Another tidbit of advice states, “…She’ll test you by backing away to see how you react. If you maintain your composure and confidence, you’ll pass. She’ll likely take you back closer, meet your eyes, tilt her head, and open her mouth slightly, ready for a kiss.”

Why, yes! It’s almost like he can see right into my mind. I always make it a point to back away, then step forward, then tilt my head and leave my mouth hanging open before kissing someone. As a friend pointed out, “I think he’s thinking of some sort of exotic bird… not a woman.”

Oh, and let’s not forget this valuable piece of advice: Dr. Peter recommends that men wear white sunglasses at night, because then all the bitches will come flocking towards you in da club. (Let me know how that tip works out for you, gentlemen!)

To be fair, my issue wasn’t with Dr. Peter (although the stuff I found on his website does make me want to vomit). My issue is with the female event planner that tricked other women into attending this event. I won’t disclose her name, but I will say that what she did is an incredibly shitty thing.

As for the men that attended this event? Well, I certainly hope they get their money’s worth out of this weekend. Personally, all of them seemed like nice-enough guys, albeit slightly social awkward and wayyyy too old for the girls at the event. They easily approach a woman without scaring her off.

Men: I don’t care who you are, it’s safe to say that you probably don’t need PUA training, “expert” advice or anything of the sort to become better with women. I’ll give you two “PUA” tips, all for the low, low price of Free 99.

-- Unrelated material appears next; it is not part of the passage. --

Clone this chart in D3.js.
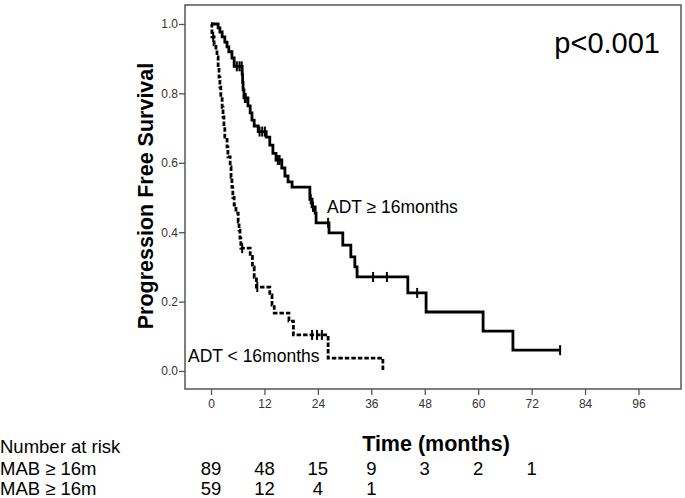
<!DOCTYPE html>
<html><head><meta charset="utf-8">
<script src="https://cdnjs.cloudflare.com/ajax/libs/d3/7.8.5/d3.min.js"></script>
<style>
body{margin:0;background:#fff;}
svg{display:block;font-family:"Liberation Sans",Arial,sans-serif;}
</style></head>
<body>
<svg id="chart" width="685" height="498"></svg>
<script>
// Kaplan-Meier step data (time in months, survival after each drop)
const timesLong = [0, 1.6, 2.0, 2.5, 3.1, 3.6, 4.0, 4.7, 5.2, 7.0, 7.1, 7.2, 7.4, 8.3, 8.8, 9.2, 9.7, 10.6, 12.4, 13.2, 13.9, 14.6, 15.9, 16.6, 17.3, 18.2, 22.2, 22.7, 23.4, 23.6, 26.5, 29.6, 31.4, 32.3, 32.8, 44.2, 48.3, 61.1, 67.8, 78.4];
const survLong  = [1.0, 0.989, 0.977, 0.963, 0.948, 0.934, 0.92, 0.902, 0.878, 0.855, 0.832, 0.81, 0.787, 0.764, 0.744, 0.723, 0.706, 0.69, 0.674, 0.651, 0.627, 0.608, 0.585, 0.562, 0.545, 0.53, 0.495, 0.473, 0.455, 0.427, 0.398, 0.363, 0.329, 0.30, 0.271, 0.225, 0.17, 0.115, 0.06, 0.06];
const censorLong = [5.8, 6.4, 6.9, 7.6, 7.8, 10.9, 11.5, 12.1, 15.0, 15.4, 22.4, 22.9, 26.3, 36.4, 39.5, 46.3, 78.4];

const timesShort = [0, 0.2, 0.7, 1.1, 1.35, 1.6, 1.8, 2.0, 2.2, 2.5, 2.7, 2.9, 3.1, 3.6, 3.8, 4.3, 4.5, 4.7, 4.9, 5.2, 5.6, 6.1, 6.3, 6.5, 6.7, 8.8, 9.3, 9.7, 10.2, 13.2, 13.7, 14.2, 17.5, 18.5, 26.3, 38.6];
const survShort  = [1.0, 0.963, 0.94, 0.925, 0.905, 0.876, 0.847, 0.818, 0.79, 0.76, 0.732, 0.703, 0.674, 0.646, 0.617, 0.588, 0.559, 0.53, 0.50, 0.478, 0.455, 0.43, 0.406, 0.383, 0.354, 0.33, 0.30, 0.27, 0.242, 0.219, 0.19, 0.167, 0.144, 0.104, 0.037, 0.0];
const censorShort = [0.5, 7.0, 10.4, 22.7, 23.8, 24.9];

const xTicks = [0, 12, 24, 36, 48, 60, 72, 84, 96];
const yTicks = [0.0, 0.2, 0.4, 0.6, 0.8, 1.0];

const riskLabels = ["MAB \u2265 16m", "MAB \u2265 16m"];
const riskTimes = [0, 12, 24, 36, 48, 60, 72];
const riskLong = [89, 48, 15, 9, 3, 2, 1];
const riskShort = [59, 12, 4, 1];

const svg = d3.select("#chart");
const x = d3.scaleLinear().domain([0, 96]).range([211, 638.5]);
const y = d3.scaleLinear().domain([0, 1]).range([371, 24]);

// frame
svg.append("rect").attr("x", 185).attr("y", 5).attr("width", 496).attr("height", 384)
  .attr("fill", "none").attr("stroke", "#555").attr("stroke-width", 1.5);

// y axis ticks
const yAxis = d3.axisLeft(y).tickValues(yTicks).tickFormat(d3.format(".1f")).tickSize(6).tickSizeOuter(0);
const gy = svg.append("g").attr("transform", "translate(185,0)").call(yAxis);
gy.select(".domain").remove();
gy.selectAll("line").attr("stroke", "#555").attr("stroke-width", 1.3);
gy.selectAll("text").attr("fill", "#333").attr("font-size", 12)
  .attr("font-family", "'Liberation Sans Narrow','Liberation Sans',Arial,sans-serif").attr("x", -7);

// x axis ticks
const xAxis = d3.axisBottom(x).tickValues(xTicks).tickSize(6).tickSizeOuter(0);
const gx = svg.append("g").attr("transform", "translate(0,389)").call(xAxis);
gx.select(".domain").remove();
gx.selectAll("line").attr("stroke", "#555").attr("stroke-width", 1.3);
gx.selectAll("text").attr("fill", "#333").attr("font-size", 12)
  .attr("font-family", "'Liberation Sans Narrow','Liberation Sans',Arial,sans-serif").attr("y", 10);

// curves
const line = d3.line().x(d => x(d[0])).y(d => y(d[1])).curve(d3.curveStepAfter);
const dataLong = timesLong.map((t, i) => [t, survLong[i]]);
const dataShort = timesShort.map((t, i) => [t, survShort[i]]);

svg.append("path").datum(dataLong).attr("d", line).attr("fill", "none")
  .attr("stroke", "#000").attr("stroke-width", 2.8);
svg.append("path").datum(dataShort).attr("d", line).attr("fill", "none")
  .attr("stroke", "#000").attr("stroke-width", 2.8).attr("stroke-dasharray", "4.5,2");

function survAt(times, surv, t) {
  let s = surv[0];
  for (let i = 0; i < times.length; i++) { if (times[i] <= t) s = surv[i]; }
  return s;
}
function drawCensors(cts, times, surv) {
  svg.append("g").selectAll("line").data(cts).join("line")
    .attr("x1", d => x(d)).attr("x2", d => x(d))
    .attr("y1", d => y(survAt(times, surv, d)) - 5)
    .attr("y2", d => y(survAt(times, surv, d)) + 5)
    .attr("stroke", "#000").attr("stroke-width", 2);
}
drawCensors(censorLong, timesLong, survLong);
drawCensors(censorShort, timesShort, survShort);

// labels
svg.append("text").attr("x", 327).attr("y", 213).attr("font-size", 17.5).attr("fill", "#000")
  .text("ADT \u2265 16months");
svg.append("text").attr("x", 188).attr("y", 362).attr("font-size", 17.5).attr("fill", "#000")
  .text("ADT < 16months");
svg.append("text").attr("x", 660).attr("y", 53).attr("text-anchor", "end").attr("font-size", 29).attr("fill", "#000")
  .text("p<0.001");

svg.append("text").attr("transform", "translate(153,196) rotate(-90)").attr("text-anchor", "middle")
  .attr("font-size", 21.5).attr("font-weight", "bold").attr("fill", "#000").text("Progression Free Survival");
svg.append("text").attr("x", 436).attr("y", 451).attr("text-anchor", "middle")
  .attr("font-size", 21.5).attr("font-weight", "bold").attr("fill", "#000").text("Time (months)");

// number at risk
svg.append("text").attr("x", 0).attr("y", 453).attr("font-size", 18.5).attr("fill", "#000").text("Number at risk");
const rows = [riskLong, riskShort];
rows.forEach((vals, r) => {
  const yy = 475 + r * 20;
  svg.append("text").attr("x", 0).attr("y", yy).attr("font-size", 18.5).attr("fill", "#000").text(riskLabels[r]);
  svg.append("g").selectAll("text").data(vals).join("text")
    .attr("x", (d, i) => x(riskTimes[i])).attr("y", yy).attr("text-anchor", "middle")
    .attr("font-size", 18.5).attr("fill", "#000").text(d => d);
});
</script>
</body></html>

1) Be yourself. Pickup lines don’t work because they’re fake and disingenuous and just  make you appear to be sleazy.
2) Make her feel safe and approach her like you would a friend. 9/10 times,  women reject a man’s advances because they feel threatened. If you don’t come on too strong, don’t smother her, don’t make her feel as if she needs to “escape” you, then you’re already ahead of the game.

Women of Chicago: I have a tip for you, too! If a man approaches you and asks you what your personality type is this weekend, run.


*Note: Names have been changed. Birmingham’s name was not really “Birmingham”, and the doctor’s name is not Dr. Peter, and the details of his program have been changed (personality types, etc.) Oh, same goes for Paisley Shirt Guy, Belly Shirt Girl, and Forrest Hitler. Sorry to disappoint.